Em turnê nacional, artista apresentou seu monólogo cômico-dramático no Theatro Guarany em Pelotas
Por Maikelly Silva e Rafaela Silveira

Com excelente expressividade corporal, Mateus Solano interpreta a vida rotineira de um personagem também ator Fotos: Dalton Valério/Divulgação
A peça teatral “O Figurante” conta a história de Augusto, um ator cheio de expectativas, que só consegue papéis de figurante nos trabalhos propostos, e que assiste à vida dos outros (e a própria) de camarote. Durante a peça, o público acompanha a frustração e as repetições na vida do ator, até um momento de delírio, em que se imagina e grita pedindo por reconhecimento e valor. Essa história ganha ainda mais potência ao sabermos que é o primeiro monólogo interpretado por Mateus Solano, e que nasce de improvisações reais. Poderia ser uma narrativa triste, mas é apresentada de uma forma envolvente, engraçada e extremamente humana. O texto foi escrito em conjunto por Isabel Teixeira, Solano e Miguel Thiré, este último também responsável pela direção. O público pelotense pôde conferir a montagem no dia 13 de novembro, no Theatro Guarany.
O ponto principal do espetáculo, além do talento notável do ator no palco, é a vulnerabilidade exposta. Acompanhamos momentos engraçados, tristes e constrangedores, que aproximam e mostram um lado íntimo, que todo mundo tem.

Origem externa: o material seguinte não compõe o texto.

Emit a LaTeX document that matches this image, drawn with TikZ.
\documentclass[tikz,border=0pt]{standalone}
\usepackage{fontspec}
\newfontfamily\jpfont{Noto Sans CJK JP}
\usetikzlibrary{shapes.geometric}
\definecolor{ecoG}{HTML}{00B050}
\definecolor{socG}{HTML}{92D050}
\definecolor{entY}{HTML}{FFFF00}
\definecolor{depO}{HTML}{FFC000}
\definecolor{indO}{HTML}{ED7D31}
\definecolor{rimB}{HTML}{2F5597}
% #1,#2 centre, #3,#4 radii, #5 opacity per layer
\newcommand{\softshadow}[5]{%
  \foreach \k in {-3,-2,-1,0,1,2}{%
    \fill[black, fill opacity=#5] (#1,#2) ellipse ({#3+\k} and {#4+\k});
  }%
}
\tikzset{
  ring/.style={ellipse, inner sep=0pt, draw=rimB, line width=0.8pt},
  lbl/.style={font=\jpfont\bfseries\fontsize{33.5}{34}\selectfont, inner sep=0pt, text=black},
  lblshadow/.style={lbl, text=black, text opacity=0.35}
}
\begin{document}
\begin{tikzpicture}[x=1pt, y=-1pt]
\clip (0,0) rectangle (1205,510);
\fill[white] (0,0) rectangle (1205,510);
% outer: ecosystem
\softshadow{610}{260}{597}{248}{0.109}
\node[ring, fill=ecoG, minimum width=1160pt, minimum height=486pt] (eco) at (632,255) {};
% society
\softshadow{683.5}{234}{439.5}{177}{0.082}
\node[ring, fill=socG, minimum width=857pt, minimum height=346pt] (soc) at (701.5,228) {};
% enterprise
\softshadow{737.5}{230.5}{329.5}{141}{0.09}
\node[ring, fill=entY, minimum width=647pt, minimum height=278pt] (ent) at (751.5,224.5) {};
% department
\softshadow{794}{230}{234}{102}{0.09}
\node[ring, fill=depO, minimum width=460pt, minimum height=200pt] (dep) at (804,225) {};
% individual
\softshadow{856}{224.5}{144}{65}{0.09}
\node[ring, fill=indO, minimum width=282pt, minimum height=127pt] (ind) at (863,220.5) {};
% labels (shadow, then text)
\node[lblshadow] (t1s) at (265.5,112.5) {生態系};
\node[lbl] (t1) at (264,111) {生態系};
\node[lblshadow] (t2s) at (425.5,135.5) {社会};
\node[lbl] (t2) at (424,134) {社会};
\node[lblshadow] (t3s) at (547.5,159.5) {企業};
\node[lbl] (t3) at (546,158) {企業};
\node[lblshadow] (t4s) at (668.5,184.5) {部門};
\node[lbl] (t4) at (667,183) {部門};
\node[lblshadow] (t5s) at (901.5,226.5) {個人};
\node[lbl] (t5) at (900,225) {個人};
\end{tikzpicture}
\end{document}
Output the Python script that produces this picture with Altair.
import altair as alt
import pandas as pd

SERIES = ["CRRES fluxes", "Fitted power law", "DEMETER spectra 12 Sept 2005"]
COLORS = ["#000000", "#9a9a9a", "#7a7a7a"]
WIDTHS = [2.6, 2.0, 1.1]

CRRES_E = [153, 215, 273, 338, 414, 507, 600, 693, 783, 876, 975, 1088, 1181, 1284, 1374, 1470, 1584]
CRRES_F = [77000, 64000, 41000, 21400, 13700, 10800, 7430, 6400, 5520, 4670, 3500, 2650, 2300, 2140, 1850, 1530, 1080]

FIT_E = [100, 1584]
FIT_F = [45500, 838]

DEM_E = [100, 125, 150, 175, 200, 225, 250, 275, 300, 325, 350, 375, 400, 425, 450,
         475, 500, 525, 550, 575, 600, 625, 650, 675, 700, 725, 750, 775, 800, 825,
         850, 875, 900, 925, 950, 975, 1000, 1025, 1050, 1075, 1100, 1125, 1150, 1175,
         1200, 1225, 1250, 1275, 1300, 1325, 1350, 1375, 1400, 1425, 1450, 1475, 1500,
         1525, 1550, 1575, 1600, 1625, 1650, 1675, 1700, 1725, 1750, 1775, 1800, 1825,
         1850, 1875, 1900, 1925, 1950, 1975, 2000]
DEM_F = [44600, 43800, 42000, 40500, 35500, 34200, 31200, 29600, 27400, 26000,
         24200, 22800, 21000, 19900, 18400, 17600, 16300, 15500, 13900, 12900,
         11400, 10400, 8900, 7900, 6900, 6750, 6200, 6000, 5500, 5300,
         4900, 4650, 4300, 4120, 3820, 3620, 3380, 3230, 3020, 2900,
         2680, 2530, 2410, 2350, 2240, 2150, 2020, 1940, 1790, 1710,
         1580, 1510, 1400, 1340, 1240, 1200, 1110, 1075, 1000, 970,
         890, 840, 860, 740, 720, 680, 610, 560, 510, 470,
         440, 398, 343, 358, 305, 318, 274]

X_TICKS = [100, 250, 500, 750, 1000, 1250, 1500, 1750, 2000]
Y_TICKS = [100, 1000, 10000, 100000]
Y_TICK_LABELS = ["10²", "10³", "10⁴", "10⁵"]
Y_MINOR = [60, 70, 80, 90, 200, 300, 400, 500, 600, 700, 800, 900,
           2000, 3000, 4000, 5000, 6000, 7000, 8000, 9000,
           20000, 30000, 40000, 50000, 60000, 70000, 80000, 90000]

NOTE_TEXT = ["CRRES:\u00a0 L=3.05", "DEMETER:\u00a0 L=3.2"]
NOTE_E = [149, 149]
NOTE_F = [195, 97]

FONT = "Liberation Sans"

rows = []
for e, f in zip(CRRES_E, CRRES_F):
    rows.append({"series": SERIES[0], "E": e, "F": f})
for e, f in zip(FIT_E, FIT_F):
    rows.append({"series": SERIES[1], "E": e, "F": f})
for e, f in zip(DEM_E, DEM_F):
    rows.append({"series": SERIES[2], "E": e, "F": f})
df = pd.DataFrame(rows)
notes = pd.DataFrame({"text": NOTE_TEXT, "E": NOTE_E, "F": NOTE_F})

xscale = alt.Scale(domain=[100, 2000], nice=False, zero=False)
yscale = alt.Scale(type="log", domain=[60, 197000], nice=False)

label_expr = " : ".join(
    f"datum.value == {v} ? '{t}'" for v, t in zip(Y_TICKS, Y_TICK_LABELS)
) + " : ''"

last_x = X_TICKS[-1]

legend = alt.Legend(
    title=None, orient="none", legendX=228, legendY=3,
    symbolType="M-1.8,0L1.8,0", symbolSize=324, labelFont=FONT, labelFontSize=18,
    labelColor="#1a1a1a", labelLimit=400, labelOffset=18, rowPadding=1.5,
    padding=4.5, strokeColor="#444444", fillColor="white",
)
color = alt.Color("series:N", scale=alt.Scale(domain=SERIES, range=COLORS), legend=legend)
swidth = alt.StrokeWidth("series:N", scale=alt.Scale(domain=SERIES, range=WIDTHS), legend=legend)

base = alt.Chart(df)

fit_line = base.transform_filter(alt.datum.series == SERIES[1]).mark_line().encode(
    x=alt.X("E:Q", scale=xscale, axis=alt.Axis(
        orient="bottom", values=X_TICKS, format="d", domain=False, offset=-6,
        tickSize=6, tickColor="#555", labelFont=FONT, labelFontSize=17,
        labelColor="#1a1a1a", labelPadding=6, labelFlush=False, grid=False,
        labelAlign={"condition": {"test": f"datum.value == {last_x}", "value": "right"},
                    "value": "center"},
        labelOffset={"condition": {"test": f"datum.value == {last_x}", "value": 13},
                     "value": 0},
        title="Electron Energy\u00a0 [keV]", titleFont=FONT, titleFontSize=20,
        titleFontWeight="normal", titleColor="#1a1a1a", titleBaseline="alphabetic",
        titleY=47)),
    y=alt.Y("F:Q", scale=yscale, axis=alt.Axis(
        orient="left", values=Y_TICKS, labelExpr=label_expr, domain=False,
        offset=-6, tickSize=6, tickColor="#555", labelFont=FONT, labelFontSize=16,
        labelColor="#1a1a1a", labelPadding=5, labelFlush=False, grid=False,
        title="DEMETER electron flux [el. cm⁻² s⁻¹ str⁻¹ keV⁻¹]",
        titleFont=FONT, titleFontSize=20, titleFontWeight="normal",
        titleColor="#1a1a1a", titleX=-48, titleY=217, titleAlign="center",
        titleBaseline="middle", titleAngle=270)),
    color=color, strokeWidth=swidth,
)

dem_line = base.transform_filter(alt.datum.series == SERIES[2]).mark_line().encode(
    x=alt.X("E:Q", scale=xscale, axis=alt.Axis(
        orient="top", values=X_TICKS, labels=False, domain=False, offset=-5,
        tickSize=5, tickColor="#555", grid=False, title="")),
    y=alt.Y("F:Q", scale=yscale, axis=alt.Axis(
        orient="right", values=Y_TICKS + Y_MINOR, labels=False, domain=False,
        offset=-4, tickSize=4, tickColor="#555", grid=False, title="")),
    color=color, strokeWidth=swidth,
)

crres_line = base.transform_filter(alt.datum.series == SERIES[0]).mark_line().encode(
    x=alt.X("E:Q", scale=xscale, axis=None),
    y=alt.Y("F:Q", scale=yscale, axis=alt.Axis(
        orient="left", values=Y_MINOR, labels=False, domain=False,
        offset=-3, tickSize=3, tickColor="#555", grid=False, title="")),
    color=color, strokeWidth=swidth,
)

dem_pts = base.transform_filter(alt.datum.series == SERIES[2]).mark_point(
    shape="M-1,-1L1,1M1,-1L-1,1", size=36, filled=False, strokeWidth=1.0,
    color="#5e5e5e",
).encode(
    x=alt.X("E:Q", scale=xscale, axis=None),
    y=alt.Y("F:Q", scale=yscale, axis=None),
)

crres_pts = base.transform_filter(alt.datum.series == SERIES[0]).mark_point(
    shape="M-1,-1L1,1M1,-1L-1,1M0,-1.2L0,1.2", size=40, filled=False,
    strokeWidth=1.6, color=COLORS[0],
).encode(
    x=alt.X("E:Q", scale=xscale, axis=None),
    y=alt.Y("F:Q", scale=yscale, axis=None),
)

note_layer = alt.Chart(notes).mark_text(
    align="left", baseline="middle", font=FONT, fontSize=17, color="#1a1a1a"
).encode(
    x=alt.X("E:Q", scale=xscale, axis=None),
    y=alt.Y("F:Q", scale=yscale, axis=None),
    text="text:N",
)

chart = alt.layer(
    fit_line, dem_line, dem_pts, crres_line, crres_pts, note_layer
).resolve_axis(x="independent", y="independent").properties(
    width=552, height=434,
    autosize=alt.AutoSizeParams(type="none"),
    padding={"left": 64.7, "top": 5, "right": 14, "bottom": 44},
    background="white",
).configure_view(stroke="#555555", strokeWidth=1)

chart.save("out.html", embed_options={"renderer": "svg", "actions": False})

A montagem simples, sem cenários, evidencia essa sensação intimista, em que tudo gira em torno do corpo e da voz do personagem. Pode ser que o desconforto e a tristeza tenham um certo poder para o desenvolvimento pessoal, então, entre as risadas, é possível que haja algum tipo de identificação com o personagem.
Mateus Solano
O que mais impressiona é o domínio técnico e emocional de Solano no palco. Formado em Artes Cênicas e com uma trajetória sólida, inclusive na televisão, ele mostra no palco um trabalho vocal e corporal impecável. Somos transportados para a vida solitária e miserável do personagem com as simples mudanças de postura, os tons de voz e o ritmo da respiração para criar ambientes completos. Além disso, chama a atenção como Solano domina cada canto do palco, mesmo quando os movimentos são mínimos. Ele transforma pequenos gestos em grandes acontecimentos, e isso só pode ser possível quando se tem uma consciência plena sobre o próprio corpo e o efeito que se pode causar no público.
Essa encenação “do mínimo” é um lembrete poderoso da essência do teatro. Solano reforça que basta um ator talentoso e um texto forte para mover pensamentos. Para quem adora a forma como o teatro funciona, é incrível ver o artista usar a arma mais poderosa para se conectar com o público: a vulnerabilidade. Além disso, é intrigante a inteligência do minimalismo, pois, assim, os olhares se prendem apenas no ator, em cada microexpressão que transforma a narrativa.
O personagem Augusto traduz sentimentos que todos já tivemos: a sensação de não ser notado, o medo de assumir a liderança e a tendência a se contentar com o papel passivo. É por isso que “O Figurante” é uma peça tão envolvente, principalmente considerando que vivemos em tempos de autocobrança e comparação constante.
Mateus Solano é impecável. Sua atuação transforma o mínimo em algo extraordinário, e ele convida a sair do teatro com a certeza de que, sim, talvez seja a hora de parar de figurar e, finalmente, assumir o papel principal da própria vida.

Com uma estética que dá valor aos mínimos detalhes ator faz com que cada um dos seus gestos ocupe todo o palco
No fim, a peça deixa uma sensação que ecoa. Solano transforma a vida de um homem “invisível” em um espelho, provocando uma reflexão sobre o lugar que ocupamos e o espaço que tememos, mas precisamos assumir. É o tipo de peça que acompanha o espectador por um bom tempo, não pela grandiosidade de cenários ou por um conteúdo didático totalmente explicado, mas pela simplicidade tocante e identificável.
“O Figurante” acerta em cheio ao tocar na nossa personalidade: a sensação de sermos figurantes de nós mesmos, sempre deixando o papel principal para depois. É uma peça que, mesmo com a simplicidade, obriga cada um a pensar sobre o controle da sua própria narrativa.
Que privilégio poder desenvolver um vasto repertório cultural com obras brasileiras, de atores que valorizam e apreciam o teatro. Um espetáculo envolvente, engraçado, íntimo e que gera uma reflexão profunda sobre o nosso protagonismo.